■ Written instruction:
Would you retype, exactly and without the pictures, the lines between the line holding "What Chart.js code" and the line holding "70, 80, 90];", inclusive, and nothing else?

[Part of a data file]
• • • • • • •

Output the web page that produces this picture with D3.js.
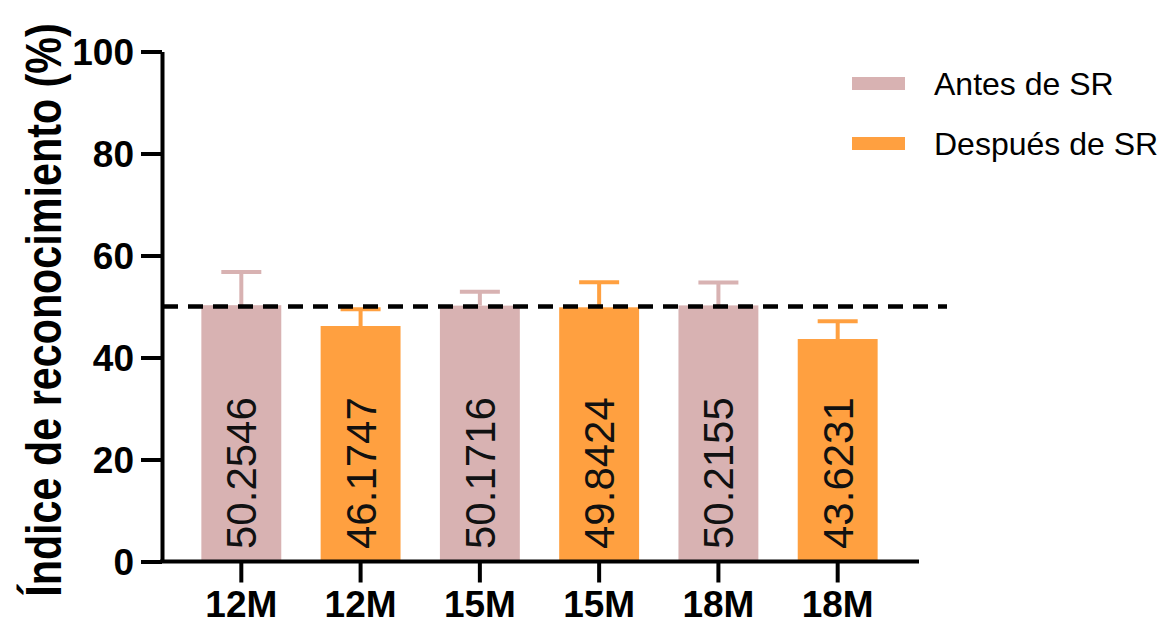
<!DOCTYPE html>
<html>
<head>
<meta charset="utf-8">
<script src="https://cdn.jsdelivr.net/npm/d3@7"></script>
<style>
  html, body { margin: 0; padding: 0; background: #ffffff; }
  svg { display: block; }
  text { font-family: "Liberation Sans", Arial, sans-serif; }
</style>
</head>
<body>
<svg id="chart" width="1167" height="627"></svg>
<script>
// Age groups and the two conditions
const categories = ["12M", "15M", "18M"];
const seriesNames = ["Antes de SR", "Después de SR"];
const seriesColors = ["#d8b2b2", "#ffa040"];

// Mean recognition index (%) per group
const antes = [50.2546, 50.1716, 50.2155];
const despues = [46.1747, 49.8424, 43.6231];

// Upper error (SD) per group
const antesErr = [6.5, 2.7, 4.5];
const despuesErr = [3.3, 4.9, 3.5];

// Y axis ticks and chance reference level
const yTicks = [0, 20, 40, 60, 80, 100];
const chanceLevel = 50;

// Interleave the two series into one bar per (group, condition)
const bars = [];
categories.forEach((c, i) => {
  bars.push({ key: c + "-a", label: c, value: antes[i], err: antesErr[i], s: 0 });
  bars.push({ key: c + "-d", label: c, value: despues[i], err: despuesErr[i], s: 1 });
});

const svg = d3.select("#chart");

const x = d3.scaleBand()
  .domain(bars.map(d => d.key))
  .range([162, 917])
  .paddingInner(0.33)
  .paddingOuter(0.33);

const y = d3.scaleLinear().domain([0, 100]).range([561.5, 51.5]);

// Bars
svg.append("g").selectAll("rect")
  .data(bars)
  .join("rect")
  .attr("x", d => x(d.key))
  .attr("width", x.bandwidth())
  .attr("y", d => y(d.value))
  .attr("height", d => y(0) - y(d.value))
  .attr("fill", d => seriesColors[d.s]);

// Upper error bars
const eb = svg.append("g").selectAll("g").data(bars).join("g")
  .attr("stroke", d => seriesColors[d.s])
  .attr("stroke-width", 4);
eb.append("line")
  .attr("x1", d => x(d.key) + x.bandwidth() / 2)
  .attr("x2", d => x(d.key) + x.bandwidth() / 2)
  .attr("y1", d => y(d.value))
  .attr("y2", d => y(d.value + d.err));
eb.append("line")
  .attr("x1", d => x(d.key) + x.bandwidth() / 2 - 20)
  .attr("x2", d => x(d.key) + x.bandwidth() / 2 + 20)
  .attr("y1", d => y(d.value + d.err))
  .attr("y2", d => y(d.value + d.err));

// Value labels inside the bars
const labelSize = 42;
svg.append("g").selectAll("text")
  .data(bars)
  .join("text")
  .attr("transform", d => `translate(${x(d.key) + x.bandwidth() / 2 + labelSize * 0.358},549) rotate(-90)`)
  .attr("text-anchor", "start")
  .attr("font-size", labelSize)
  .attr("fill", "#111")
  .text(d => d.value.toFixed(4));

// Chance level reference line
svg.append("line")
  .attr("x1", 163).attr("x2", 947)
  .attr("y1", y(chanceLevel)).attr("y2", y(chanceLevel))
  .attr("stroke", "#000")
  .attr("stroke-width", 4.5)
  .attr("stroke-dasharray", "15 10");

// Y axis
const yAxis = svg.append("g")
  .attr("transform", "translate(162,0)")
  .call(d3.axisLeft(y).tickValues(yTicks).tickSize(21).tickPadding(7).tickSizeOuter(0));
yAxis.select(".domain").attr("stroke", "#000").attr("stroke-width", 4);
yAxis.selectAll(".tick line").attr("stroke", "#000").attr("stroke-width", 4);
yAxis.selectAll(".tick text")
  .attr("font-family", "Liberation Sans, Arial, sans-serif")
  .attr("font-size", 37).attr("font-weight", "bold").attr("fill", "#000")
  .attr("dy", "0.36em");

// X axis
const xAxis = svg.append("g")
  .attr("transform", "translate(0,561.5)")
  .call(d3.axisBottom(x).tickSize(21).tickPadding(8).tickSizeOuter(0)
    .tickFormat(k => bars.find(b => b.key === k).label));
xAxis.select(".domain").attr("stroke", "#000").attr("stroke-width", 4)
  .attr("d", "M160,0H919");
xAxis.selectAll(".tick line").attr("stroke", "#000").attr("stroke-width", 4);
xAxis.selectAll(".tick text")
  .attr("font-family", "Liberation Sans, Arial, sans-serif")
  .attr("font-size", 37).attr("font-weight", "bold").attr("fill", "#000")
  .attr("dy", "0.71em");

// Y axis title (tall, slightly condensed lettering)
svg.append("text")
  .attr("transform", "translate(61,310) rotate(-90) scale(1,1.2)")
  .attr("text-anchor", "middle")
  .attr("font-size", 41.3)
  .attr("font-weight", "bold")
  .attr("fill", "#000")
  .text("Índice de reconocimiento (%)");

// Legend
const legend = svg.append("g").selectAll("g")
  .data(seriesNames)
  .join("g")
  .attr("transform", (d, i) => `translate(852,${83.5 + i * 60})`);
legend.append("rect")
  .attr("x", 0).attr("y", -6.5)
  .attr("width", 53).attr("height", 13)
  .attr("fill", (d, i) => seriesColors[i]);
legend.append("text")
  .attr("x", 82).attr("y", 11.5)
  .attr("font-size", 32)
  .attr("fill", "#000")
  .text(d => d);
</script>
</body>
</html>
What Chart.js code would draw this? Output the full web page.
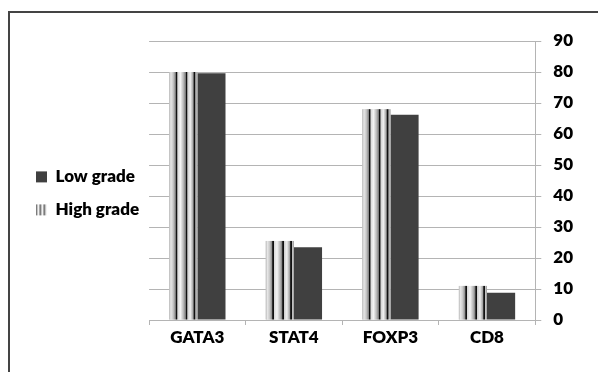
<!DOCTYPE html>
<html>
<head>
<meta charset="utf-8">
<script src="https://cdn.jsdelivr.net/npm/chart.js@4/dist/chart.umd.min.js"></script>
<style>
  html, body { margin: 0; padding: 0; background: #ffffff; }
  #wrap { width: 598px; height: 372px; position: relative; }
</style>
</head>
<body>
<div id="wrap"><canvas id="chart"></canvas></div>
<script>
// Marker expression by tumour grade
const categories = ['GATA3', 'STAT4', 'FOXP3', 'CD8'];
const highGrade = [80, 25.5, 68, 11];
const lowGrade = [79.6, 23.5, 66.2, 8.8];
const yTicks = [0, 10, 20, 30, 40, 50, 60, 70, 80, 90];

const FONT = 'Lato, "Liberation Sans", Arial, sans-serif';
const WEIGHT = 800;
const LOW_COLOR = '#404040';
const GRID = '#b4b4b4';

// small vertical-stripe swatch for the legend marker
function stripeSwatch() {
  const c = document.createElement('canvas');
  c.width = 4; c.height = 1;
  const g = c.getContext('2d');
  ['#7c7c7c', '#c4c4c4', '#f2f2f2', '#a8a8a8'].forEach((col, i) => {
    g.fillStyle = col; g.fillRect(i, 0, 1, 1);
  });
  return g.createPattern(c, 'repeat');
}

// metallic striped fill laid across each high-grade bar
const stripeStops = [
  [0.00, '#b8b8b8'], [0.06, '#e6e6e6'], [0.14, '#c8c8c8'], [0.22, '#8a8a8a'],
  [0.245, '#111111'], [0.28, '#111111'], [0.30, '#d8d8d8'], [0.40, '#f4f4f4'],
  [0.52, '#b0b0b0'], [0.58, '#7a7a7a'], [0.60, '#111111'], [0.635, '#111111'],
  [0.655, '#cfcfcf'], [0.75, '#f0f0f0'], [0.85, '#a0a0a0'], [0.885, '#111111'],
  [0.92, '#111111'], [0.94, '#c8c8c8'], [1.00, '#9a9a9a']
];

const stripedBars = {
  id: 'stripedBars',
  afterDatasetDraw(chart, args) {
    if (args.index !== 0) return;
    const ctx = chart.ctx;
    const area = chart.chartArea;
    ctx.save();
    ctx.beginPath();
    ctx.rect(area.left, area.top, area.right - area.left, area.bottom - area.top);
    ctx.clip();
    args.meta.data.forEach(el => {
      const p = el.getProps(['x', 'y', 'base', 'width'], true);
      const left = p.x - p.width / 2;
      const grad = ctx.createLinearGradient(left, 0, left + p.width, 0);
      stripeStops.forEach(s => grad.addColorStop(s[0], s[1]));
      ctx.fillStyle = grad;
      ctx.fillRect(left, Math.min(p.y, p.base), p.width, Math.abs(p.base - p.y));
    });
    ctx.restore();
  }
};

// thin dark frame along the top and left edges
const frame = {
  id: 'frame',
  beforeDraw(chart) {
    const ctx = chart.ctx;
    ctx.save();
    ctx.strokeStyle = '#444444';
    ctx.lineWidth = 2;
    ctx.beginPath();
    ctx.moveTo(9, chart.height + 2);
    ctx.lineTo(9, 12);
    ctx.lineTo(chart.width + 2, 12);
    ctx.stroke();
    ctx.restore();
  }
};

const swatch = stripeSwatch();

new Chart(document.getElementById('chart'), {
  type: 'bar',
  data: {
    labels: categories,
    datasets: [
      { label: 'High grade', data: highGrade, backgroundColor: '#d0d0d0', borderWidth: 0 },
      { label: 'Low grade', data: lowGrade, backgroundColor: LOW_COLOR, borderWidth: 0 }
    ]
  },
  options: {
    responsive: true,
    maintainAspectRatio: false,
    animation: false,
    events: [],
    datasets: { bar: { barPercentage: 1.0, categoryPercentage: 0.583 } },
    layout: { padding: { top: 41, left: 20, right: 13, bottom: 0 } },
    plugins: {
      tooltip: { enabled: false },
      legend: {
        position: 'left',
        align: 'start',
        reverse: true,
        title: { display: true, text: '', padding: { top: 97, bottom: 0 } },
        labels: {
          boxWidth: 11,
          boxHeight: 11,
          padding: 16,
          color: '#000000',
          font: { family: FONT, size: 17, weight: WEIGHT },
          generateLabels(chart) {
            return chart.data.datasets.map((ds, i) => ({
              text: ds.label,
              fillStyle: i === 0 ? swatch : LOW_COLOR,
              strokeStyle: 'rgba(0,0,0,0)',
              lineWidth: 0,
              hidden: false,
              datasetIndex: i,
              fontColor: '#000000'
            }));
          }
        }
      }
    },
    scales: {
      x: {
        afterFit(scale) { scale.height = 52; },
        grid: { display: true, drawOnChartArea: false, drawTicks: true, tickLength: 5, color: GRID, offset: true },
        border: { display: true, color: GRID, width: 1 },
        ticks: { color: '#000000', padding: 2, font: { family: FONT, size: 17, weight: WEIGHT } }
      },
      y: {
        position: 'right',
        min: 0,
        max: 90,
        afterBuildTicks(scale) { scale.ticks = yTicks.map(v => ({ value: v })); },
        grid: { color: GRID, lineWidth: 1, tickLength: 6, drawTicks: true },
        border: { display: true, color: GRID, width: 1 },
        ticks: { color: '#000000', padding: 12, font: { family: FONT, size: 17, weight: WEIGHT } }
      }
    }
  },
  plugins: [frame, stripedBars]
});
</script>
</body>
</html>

• • • • • • •

■ Finished exercise:
What Chart.js code would draw this? Output the full web page.
<!DOCTYPE html>
<html>
<head>
<meta charset="utf-8">
<script src="https://cdn.jsdelivr.net/npm/chart.js@4/dist/chart.umd.min.js"></script>
<style>
  html, body { margin: 0; padding: 0; background: #ffffff; }
  #wrap { width: 598px; height: 372px; position: relative; }
</style>
</head>
<body>
<div id="wrap"><canvas id="chart"></canvas></div>
<script>
// Marker expression by tumour grade
const categories = ['GATA3', 'STAT4', 'FOXP3', 'CD8'];
const highGrade = [80, 25.5, 68, 11];
const lowGrade = [79.6, 23.5, 66.2, 8.8];
const yTicks = [0, 10, 20, 30, 40, 50, 60, 70, 80, 90];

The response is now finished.